Alma pense au fils du chibani. Ce monologue, comme une leçon du fils au père. Ces mots qui blessent, la violence de la parole, un flux irrésistible, ressentiment, révolte contre les siens et les autres, la fausse compassion, ce fils qu'elle ne verra pas, elle le voit debout face au père plus grand que lui, la colère de ses yeux bleu-violet, la patience du père, il ne baisse pas les yeux mais le regard écoute le fils sans le regarder. A cette minute où elle imagine le père et son fils luttant contre le silence, elle pense que le fils n'écrira pas à son père parce qu'il vit dans un monde inaccessible au père.
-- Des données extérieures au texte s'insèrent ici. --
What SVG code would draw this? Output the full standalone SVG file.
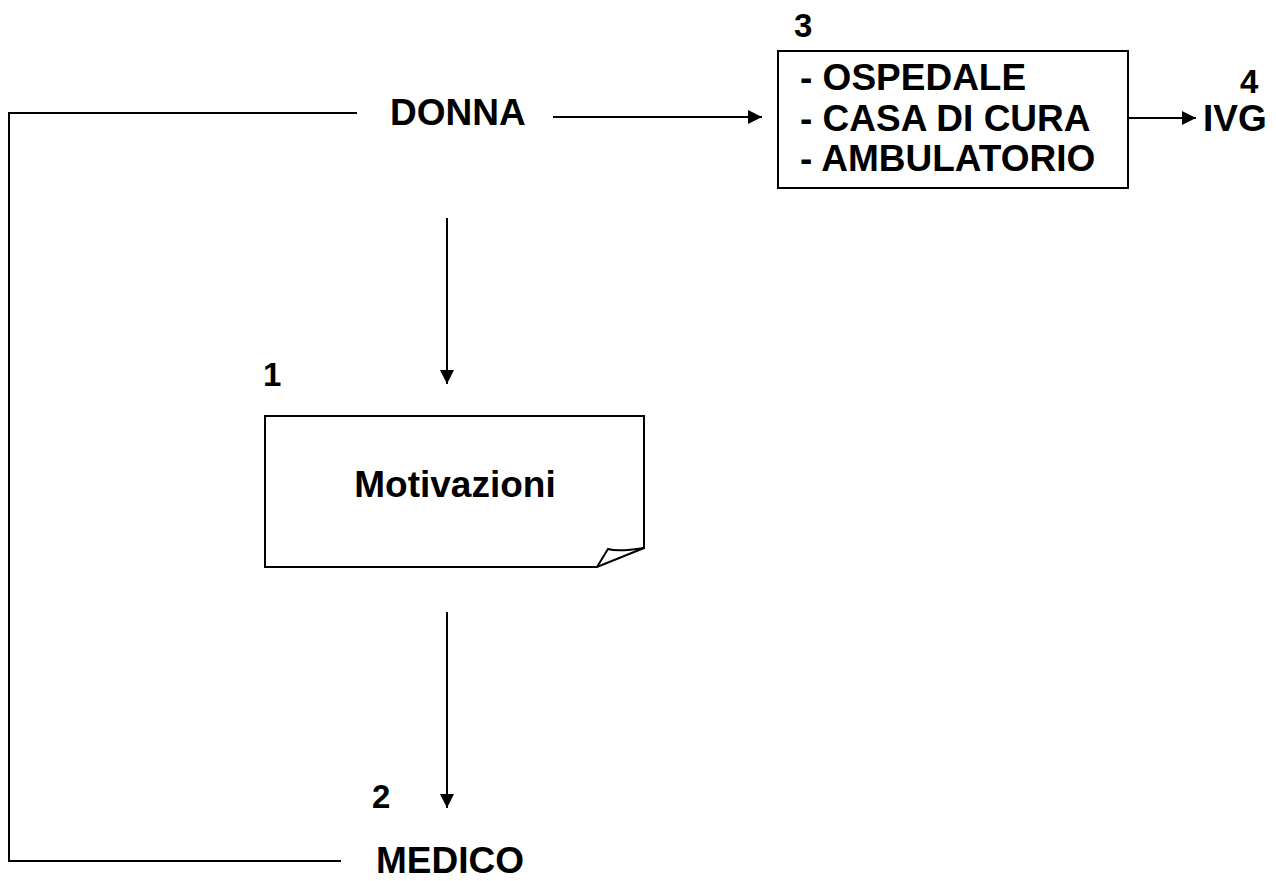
<svg xmlns="http://www.w3.org/2000/svg" width="1276" height="881" viewBox="0 0 1276 881">
  <defs>
    <marker id="arrow" viewBox="0 0 10 10" refX="10" refY="5" markerWidth="14" markerHeight="14" markerUnits="userSpaceOnUse" orient="auto">
      <path d="M0,0 L10,5 L0,10 Z" fill="#000"/>
    </marker>
    <style>
      .lbl { font-family: "Liberation Sans", Arial, sans-serif; font-weight: bold; fill: #000; }
      .big { font-size: 37px; }
      .num { font-size: 33px; }
      .line { stroke: #000; stroke-width: 2; fill: none; }
      .box { stroke: #000; stroke-width: 2; fill: #fff; }
    </style>
  </defs>
  <rect width="1276" height="881" fill="#fff"/>

  <g id="connectors">
    <!-- feedback bracket from DONNA round to MEDICO -->
    <polyline class="line" points="357,113 9,113 9,861 341,861"/>
    <!-- DONNA to facilities -->
    <line class="line" x1="553" y1="117" x2="762" y2="117" marker-end="url(#arrow)"/>
    <!-- facilities to IVG -->
    <line class="line" x1="1128" y1="118" x2="1196" y2="118" marker-end="url(#arrow)"/>
    <!-- DONNA to Motivazioni -->
    <line class="line" x1="447" y1="218" x2="447" y2="384" marker-end="url(#arrow)"/>
    <!-- Motivazioni to MEDICO -->
    <line class="line" x1="447" y1="612" x2="447" y2="808" marker-end="url(#arrow)"/>
  </g>

  <g id="donna">
    <text class="lbl big" x="390" y="125">DONNA</text>
  </g>

  <g id="strutture">
    <text class="lbl num" x="794" y="37">3</text>
    <rect class="box" x="778" y="51" width="350" height="137"/>
    <text class="lbl big" x="800" y="90">- OSPEDALE</text>
    <text class="lbl big" x="800" y="131">- CASA DI CURA</text>
    <text class="lbl big" x="800" y="171">- AMBULATORIO</text>
  </g>

  <g id="ivg">
    <text class="lbl num" x="1240" y="93">4</text>
    <text class="lbl big" x="1203" y="131">IVG</text>
  </g>

  <g id="motivazioni">
    <text class="lbl num" x="263" y="386">1</text>
    <path class="box" d="M265,416 H644 V548 L597,567 H265 Z"/>
    <path class="line" d="M597,567 L608,549 Q618,552 644,548"/>
    <text class="lbl big" x="455" y="497" text-anchor="middle">Motivazioni</text>
  </g>

  <g id="medico">
    <text class="lbl num" x="372" y="808">2</text>
    <text class="lbl big" x="376" y="873">MEDICO</text>
  </g>
</svg>
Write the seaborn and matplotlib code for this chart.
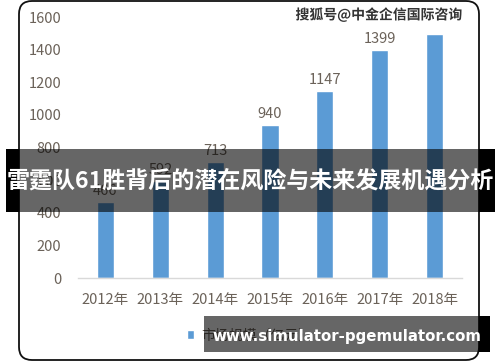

Et vous savez, chez nous, vous les voyez vous aussi, les chinois ouvriers sur les chantiers, les routes et les autoroutes dans tout le pays et nos jeunes ? On dit qu’ils ne sont pas formés qu’ils ne savent pas travailler, les écoles ça existe, l’argent du gaz, du pétrole, des écoles professionnelles, c’est possible, non ? C’est ce que je répète tout le temps. Le pays n’est pas gouverné, mal gouverné, ils gouvernent pour eux pas pour nous. C’est comme ça depuis trop longtemps… Et tous ceux qui sont morts pour un pays libre, le pays est libre, oui mais un pays, une république, c’est une république chez nous, qui oublie les principes de la justice, l’égalité, le travail, l’éducation, la santé, le logement pour tous, hommes et femmes…. Vous avez vu les bidonvilles ? Je marche dans la ville, partout, et ces bidonvilles, cette misère dans un état si riche…. C’est des voyous, voilà ce que je pense, ce que je dis, des voyous nous gouvernent.